>>>
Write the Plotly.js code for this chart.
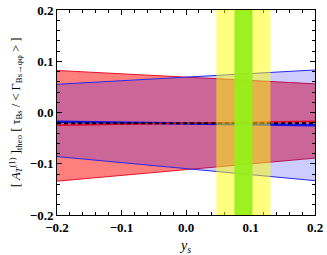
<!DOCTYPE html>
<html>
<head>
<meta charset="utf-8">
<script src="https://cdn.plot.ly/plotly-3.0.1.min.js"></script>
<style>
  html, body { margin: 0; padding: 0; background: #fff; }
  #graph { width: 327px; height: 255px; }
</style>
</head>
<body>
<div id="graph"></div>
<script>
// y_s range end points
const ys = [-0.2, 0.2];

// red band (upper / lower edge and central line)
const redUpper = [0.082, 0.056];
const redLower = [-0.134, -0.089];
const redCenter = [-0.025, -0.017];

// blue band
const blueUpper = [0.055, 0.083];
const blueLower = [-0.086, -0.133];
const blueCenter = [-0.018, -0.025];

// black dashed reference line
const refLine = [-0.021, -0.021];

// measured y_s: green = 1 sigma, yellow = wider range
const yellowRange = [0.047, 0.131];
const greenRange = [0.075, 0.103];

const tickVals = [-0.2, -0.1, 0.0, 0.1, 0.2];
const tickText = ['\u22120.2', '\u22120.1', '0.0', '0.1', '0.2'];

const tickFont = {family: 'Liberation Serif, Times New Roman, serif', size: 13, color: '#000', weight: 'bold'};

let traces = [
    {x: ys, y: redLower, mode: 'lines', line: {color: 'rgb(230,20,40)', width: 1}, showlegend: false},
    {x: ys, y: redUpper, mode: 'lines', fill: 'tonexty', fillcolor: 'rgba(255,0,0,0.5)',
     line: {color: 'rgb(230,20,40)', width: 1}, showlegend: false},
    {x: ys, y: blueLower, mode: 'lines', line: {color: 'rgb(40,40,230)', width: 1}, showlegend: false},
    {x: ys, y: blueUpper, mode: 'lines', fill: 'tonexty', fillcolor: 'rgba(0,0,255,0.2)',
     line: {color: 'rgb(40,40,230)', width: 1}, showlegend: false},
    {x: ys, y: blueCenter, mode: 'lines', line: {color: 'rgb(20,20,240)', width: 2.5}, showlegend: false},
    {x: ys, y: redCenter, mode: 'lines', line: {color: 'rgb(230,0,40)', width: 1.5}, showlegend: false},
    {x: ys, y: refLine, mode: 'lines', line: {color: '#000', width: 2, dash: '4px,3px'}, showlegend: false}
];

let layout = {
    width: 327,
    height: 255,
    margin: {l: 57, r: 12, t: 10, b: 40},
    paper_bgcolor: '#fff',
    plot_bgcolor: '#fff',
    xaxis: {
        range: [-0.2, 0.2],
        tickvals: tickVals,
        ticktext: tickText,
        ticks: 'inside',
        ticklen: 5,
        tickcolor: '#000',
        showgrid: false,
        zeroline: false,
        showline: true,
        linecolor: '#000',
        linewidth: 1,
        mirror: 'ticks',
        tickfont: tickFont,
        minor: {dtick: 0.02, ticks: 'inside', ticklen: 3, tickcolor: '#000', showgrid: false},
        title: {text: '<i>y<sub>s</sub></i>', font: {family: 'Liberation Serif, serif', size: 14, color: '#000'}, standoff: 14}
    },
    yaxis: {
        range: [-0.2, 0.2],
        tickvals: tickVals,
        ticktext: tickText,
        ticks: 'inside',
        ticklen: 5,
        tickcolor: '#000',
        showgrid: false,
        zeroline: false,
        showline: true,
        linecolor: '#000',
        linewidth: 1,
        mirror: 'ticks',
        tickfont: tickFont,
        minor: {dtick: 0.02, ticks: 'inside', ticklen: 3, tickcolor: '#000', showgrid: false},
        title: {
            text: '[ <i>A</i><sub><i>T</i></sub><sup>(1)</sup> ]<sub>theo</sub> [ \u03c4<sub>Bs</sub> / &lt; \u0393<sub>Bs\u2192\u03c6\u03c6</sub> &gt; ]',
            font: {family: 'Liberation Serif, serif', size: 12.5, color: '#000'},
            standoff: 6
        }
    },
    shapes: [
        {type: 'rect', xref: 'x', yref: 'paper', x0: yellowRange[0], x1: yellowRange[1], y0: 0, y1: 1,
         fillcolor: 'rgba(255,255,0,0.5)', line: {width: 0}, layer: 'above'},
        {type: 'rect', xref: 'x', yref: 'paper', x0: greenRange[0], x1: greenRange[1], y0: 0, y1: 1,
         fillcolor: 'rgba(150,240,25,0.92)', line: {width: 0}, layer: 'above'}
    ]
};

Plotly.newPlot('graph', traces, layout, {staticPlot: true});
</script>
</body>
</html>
<<<
Stated problem: Word for word, quote the lines above. Omit the pictures.

Solution to the exercise:
Write the Plotly.js code for this chart.
<!DOCTYPE html>
<html>
<head>
<meta charset="utf-8">
<script src="https://cdn.plot.ly/plotly-3.0.1.min.js"></script>
<style>
  html, body { margin: 0; padding: 0; background: #fff; }
  #graph { width: 327px; height: 255px; }
</style>
</head>
<body>
<div id="graph"></div>
<script>
// y_s range end points
const ys = [-0.2, 0.2];

// red band (upper / lower edge and central line)
const redUpper = [0.082, 0.056];
const redLower = [-0.134, -0.089];
const redCenter = [-0.025, -0.017];

// blue band
const blueUpper = [0.055, 0.083];
const blueLower = [-0.086, -0.133];
const blueCenter = [-0.018, -0.025];

// black dashed reference line
const refLine = [-0.021, -0.021];

// measured y_s: green = 1 sigma, yellow = wider range
const yellowRange = [0.047, 0.131];
const greenRange = [0.075, 0.103];

const tickVals = [-0.2, -0.1, 0.0, 0.1, 0.2];
const tickText = ['\u22120.2', '\u22120.1', '0.0', '0.1', '0.2'];

const tickFont = {family: 'Liberation Serif, Times New Roman, serif', size: 13, color: '#000', weight: 'bold'};

let traces = [
    {x: ys, y: redLower, mode: 'lines', line: {color: 'rgb(230,20,40)', width: 1}, showlegend: false},
    {x: ys, y: redUpper, mode: 'lines', fill: 'tonexty', fillcolor: 'rgba(255,0,0,0.5)',
     line: {color: 'rgb(230,20,40)', width: 1}, showlegend: false},
    {x: ys, y: blueLower, mode: 'lines', line: {color: 'rgb(40,40,230)', width: 1}, showlegend: false},
    {x: ys, y: blueUpper, mode: 'lines', fill: 'tonexty', fillcolor: 'rgba(0,0,255,0.2)',
     line: {color: 'rgb(40,40,230)', width: 1}, showlegend: false},
    {x: ys, y: blueCenter, mode: 'lines', line: {color: 'rgb(20,20,240)', width: 2.5}, showlegend: false},
    {x: ys, y: redCenter, mode: 'lines', line: {color: 'rgb(230,0,40)', width: 1.5}, showlegend: false},
    {x: ys, y: refLine, mode: 'lines', line: {color: '#000', width: 2, dash: '4px,3px'}, showlegend: false}
];

let layout = {
    width: 327,
    height: 255,
    margin: {l: 57, r: 12, t: 10, b: 40},
    paper_bgcolor: '#fff',
    plot_bgcolor: '#fff',
    xaxis: {
        range: [-0.2, 0.2],
        tickvals: tickVals,
        ticktext: tickText,
        ticks: 'inside',
        ticklen: 5,
        tickcolor: '#000',
        showgrid: false,
        zeroline: false,
        showline: true,
        linecolor: '#000',
        linewidth: 1,
        mirror: 'ticks',
        tickfont: tickFont,
        minor: {dtick: 0.02, ticks: 'inside', ticklen: 3, tickcolor: '#000', showgrid: false},
        title: {text: '<i>y<sub>s</sub></i>', font: {family: 'Liberation Serif, serif', size: 14, color: '#000'}, standoff: 14}
    },
    yaxis: {
        range: [-0.2, 0.2],
        tickvals: tickVals,
        ticktext: tickText,
        ticks: 'inside',
        ticklen: 5,
        tickcolor: '#000',
        showgrid: false,
        zeroline: false,
        showline: true,
        linecolor: '#000',
        linewidth: 1,
        mirror: 'ticks',
        tickfont: tickFont,
        minor: {dtick: 0.02, ticks: 'inside', ticklen: 3, tickcolor: '#000', showgrid: false},
        title: {
            text: '[ <i>A</i><sub><i>T</i></sub><sup>(1)</sup> ]<sub>theo</sub> [ \u03c4<sub>Bs</sub> / &lt; \u0393<sub>Bs\u2192\u03c6\u03c6</sub> &gt; ]',
            font: {family: 'Liberation Serif, serif', size: 12.5, color: '#000'},
            standoff: 6
        }
    },
    shapes: [
        {type: 'rect', xref: 'x', yref: 'paper', x0: yellowRange[0], x1: yellowRange[1], y0: 0, y1: 1,
         fillcolor: 'rgba(255,255,0,0.5)', line: {width: 0}, layer: 'above'},
        {type: 'rect', xref: 'x', yref: 'paper', x0: greenRange[0], x1: greenRange[1], y0: 0, y1: 1,
         fillcolor: 'rgba(150,240,25,0.92)', line: {width: 0}, layer: 'above'}
    ]
};

Plotly.newPlot('graph', traces, layout, {staticPlot: true});
</script>
</body>
</html>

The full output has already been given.